Copy exactly the lines that run from the top of the listing to the line containing "SPINE = '#3a3a3a'", both ends included, and omit the pictures.
── Entries shown ──
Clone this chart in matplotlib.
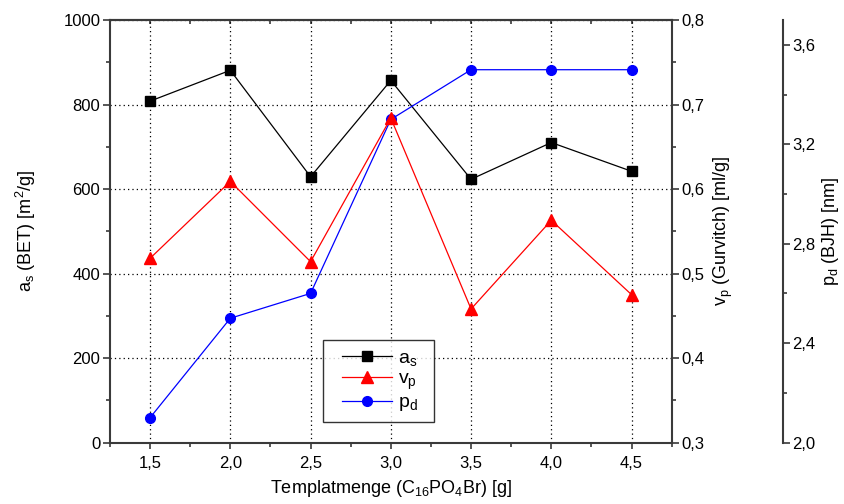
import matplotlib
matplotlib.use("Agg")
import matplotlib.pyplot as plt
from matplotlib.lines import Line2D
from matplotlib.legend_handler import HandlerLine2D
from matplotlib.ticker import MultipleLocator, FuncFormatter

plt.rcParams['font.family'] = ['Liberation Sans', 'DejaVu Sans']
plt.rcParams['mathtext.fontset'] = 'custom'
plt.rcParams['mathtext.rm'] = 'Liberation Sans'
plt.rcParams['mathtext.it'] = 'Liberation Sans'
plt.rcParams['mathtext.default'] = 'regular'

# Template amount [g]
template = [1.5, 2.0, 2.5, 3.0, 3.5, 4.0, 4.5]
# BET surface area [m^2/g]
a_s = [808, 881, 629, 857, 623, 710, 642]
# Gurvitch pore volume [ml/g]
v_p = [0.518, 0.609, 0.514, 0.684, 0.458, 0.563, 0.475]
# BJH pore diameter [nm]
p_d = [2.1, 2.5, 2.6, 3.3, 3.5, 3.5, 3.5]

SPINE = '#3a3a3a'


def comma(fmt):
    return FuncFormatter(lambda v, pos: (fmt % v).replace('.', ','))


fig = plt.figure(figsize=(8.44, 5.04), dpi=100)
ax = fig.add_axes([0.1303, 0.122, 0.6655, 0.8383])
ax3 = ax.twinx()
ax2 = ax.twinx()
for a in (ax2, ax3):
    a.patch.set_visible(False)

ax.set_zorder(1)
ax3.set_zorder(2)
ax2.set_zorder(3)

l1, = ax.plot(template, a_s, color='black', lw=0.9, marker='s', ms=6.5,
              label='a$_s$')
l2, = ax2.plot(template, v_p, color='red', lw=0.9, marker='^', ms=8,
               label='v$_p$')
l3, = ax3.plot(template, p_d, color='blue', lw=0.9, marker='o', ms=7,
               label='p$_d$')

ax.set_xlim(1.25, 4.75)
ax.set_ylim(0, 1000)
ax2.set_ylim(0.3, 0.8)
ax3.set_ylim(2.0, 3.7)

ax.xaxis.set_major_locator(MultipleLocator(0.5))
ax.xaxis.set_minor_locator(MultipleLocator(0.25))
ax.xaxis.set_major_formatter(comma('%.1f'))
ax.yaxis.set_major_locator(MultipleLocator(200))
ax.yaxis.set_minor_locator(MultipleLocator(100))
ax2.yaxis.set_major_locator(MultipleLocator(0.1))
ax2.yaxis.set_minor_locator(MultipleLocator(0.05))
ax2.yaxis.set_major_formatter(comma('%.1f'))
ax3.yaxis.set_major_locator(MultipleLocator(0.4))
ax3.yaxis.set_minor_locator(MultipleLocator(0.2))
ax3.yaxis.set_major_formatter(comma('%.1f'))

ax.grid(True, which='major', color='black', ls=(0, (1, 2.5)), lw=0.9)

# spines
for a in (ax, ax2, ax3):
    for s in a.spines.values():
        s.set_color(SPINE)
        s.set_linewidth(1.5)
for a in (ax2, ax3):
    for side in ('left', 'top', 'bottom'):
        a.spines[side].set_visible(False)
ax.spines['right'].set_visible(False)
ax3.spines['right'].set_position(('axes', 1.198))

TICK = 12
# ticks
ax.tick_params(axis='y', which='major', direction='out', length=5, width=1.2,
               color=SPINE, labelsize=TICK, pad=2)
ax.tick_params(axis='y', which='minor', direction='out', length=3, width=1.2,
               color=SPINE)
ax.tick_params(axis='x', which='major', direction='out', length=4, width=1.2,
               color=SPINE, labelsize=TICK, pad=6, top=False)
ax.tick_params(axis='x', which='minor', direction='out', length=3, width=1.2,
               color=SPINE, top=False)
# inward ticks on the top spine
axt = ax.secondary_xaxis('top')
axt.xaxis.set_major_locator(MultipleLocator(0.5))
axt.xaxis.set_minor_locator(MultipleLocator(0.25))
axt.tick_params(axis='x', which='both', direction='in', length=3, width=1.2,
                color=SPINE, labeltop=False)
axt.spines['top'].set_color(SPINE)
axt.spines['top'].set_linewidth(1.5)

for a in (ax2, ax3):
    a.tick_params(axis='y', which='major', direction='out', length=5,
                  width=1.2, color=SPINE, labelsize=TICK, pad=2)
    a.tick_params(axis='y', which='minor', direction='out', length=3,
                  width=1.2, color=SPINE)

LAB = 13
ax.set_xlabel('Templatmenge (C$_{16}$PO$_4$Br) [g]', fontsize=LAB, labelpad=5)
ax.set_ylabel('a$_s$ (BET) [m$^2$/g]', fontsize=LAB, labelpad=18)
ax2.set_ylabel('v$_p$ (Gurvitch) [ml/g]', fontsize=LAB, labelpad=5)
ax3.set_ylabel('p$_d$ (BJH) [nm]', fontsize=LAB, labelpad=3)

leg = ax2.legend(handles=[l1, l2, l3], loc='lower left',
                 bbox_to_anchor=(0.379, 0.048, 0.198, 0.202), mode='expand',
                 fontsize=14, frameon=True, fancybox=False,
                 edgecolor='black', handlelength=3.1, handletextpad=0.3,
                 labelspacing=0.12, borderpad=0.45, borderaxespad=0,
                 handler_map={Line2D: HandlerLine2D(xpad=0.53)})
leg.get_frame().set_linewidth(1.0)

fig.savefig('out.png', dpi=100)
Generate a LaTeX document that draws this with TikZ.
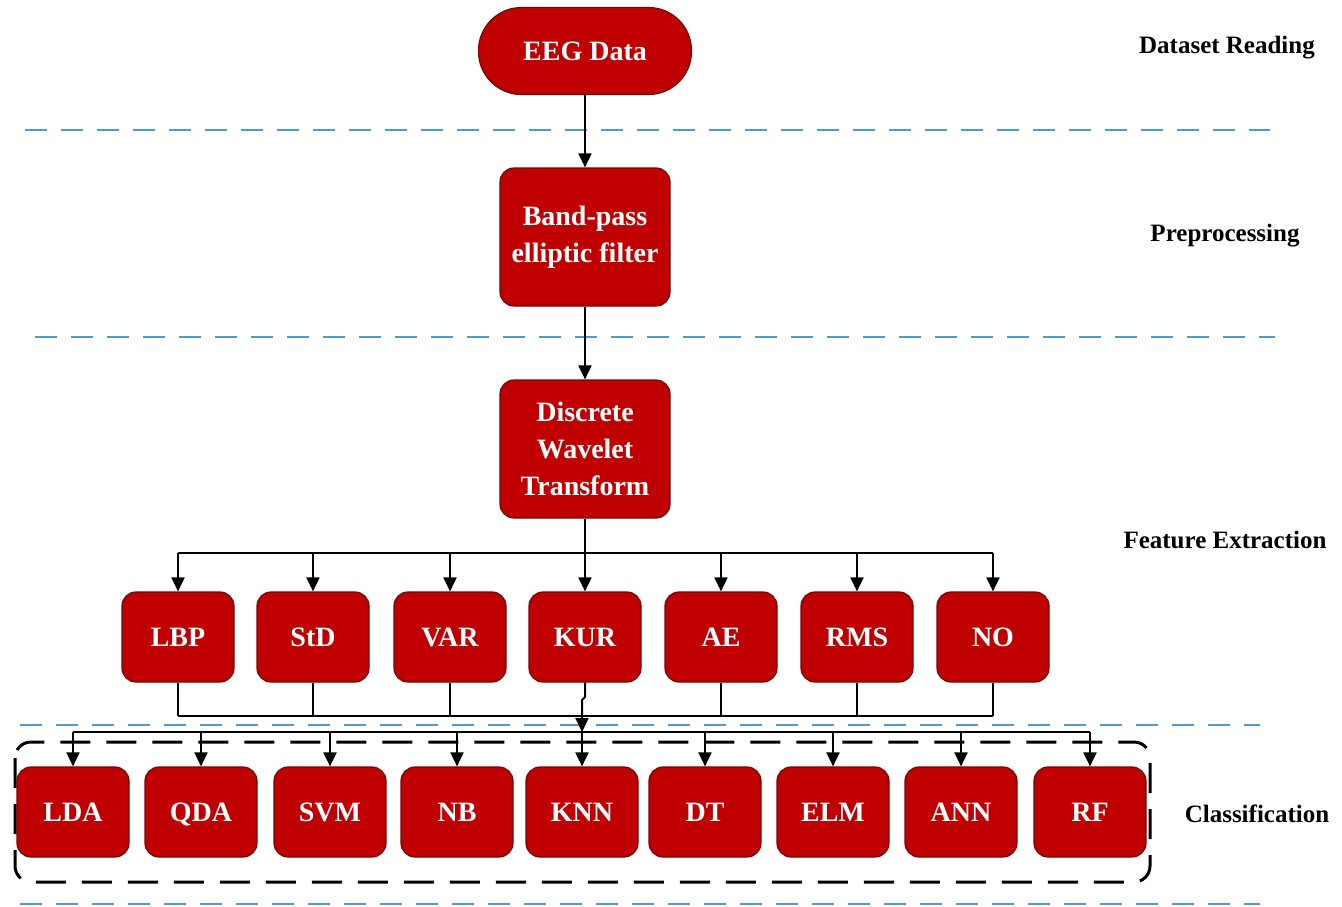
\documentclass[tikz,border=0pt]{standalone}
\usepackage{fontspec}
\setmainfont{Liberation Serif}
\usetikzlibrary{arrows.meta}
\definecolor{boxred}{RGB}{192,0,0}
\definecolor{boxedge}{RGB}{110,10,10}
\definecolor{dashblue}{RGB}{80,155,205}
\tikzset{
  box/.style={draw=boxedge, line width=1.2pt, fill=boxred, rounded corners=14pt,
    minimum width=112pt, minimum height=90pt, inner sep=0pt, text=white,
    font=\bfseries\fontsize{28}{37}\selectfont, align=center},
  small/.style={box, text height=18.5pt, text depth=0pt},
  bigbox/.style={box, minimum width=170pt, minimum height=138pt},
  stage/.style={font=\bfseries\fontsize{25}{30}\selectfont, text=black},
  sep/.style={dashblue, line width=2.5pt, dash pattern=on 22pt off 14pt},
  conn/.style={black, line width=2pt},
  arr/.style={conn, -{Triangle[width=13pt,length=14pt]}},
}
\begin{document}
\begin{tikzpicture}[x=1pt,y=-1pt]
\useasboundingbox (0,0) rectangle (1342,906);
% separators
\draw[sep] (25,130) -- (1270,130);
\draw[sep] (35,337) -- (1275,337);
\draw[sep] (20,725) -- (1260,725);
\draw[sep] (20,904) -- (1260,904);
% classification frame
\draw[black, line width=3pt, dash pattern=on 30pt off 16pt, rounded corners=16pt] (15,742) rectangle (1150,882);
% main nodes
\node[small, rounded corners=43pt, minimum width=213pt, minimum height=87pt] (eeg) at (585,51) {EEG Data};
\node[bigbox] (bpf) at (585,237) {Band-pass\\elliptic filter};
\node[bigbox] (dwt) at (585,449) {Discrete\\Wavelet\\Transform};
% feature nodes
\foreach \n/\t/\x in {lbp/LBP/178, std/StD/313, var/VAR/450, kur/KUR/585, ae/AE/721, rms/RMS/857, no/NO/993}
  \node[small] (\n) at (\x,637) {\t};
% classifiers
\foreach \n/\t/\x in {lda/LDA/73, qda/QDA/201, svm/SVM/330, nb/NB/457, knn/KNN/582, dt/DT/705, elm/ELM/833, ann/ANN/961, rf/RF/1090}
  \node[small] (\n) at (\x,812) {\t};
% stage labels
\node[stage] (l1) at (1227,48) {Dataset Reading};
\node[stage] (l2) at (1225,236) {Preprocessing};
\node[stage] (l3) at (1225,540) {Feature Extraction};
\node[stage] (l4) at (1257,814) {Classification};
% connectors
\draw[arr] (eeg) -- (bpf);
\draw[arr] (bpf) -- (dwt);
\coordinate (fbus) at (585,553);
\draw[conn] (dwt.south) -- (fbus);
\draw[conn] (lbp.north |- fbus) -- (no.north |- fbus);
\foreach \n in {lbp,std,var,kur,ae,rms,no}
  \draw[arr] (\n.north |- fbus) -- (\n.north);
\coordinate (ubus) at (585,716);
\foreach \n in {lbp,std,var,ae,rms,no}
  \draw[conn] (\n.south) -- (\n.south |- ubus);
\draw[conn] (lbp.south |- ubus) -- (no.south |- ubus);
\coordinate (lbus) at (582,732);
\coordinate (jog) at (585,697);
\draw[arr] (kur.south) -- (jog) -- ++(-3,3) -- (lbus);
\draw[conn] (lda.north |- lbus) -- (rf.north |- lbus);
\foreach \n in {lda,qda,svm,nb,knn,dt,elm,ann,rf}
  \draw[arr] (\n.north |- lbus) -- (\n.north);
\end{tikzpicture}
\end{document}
───
Result of this task:
Clone this chart in matplotlib.
import matplotlib
matplotlib.use("Agg")
import matplotlib.pyplot as plt
from matplotlib.lines import Line2D
from matplotlib.legend_handler import HandlerLine2D
from matplotlib.ticker import MultipleLocator, FuncFormatter

plt.rcParams['font.family'] = ['Liberation Sans', 'DejaVu Sans']
plt.rcParams['mathtext.fontset'] = 'custom'
plt.rcParams['mathtext.rm'] = 'Liberation Sans'
plt.rcParams['mathtext.it'] = 'Liberation Sans'
plt.rcParams['mathtext.default'] = 'regular'

# Template amount [g]
template = [1.5, 2.0, 2.5, 3.0, 3.5, 4.0, 4.5]
# BET surface area [m^2/g]
a_s = [808, 881, 629, 857, 623, 710, 642]
# Gurvitch pore volume [ml/g]
v_p = [0.518, 0.609, 0.514, 0.684, 0.458, 0.563, 0.475]
# BJH pore diameter [nm]
p_d = [2.1, 2.5, 2.6, 3.3, 3.5, 3.5, 3.5]

SPINE = '#3a3a3a'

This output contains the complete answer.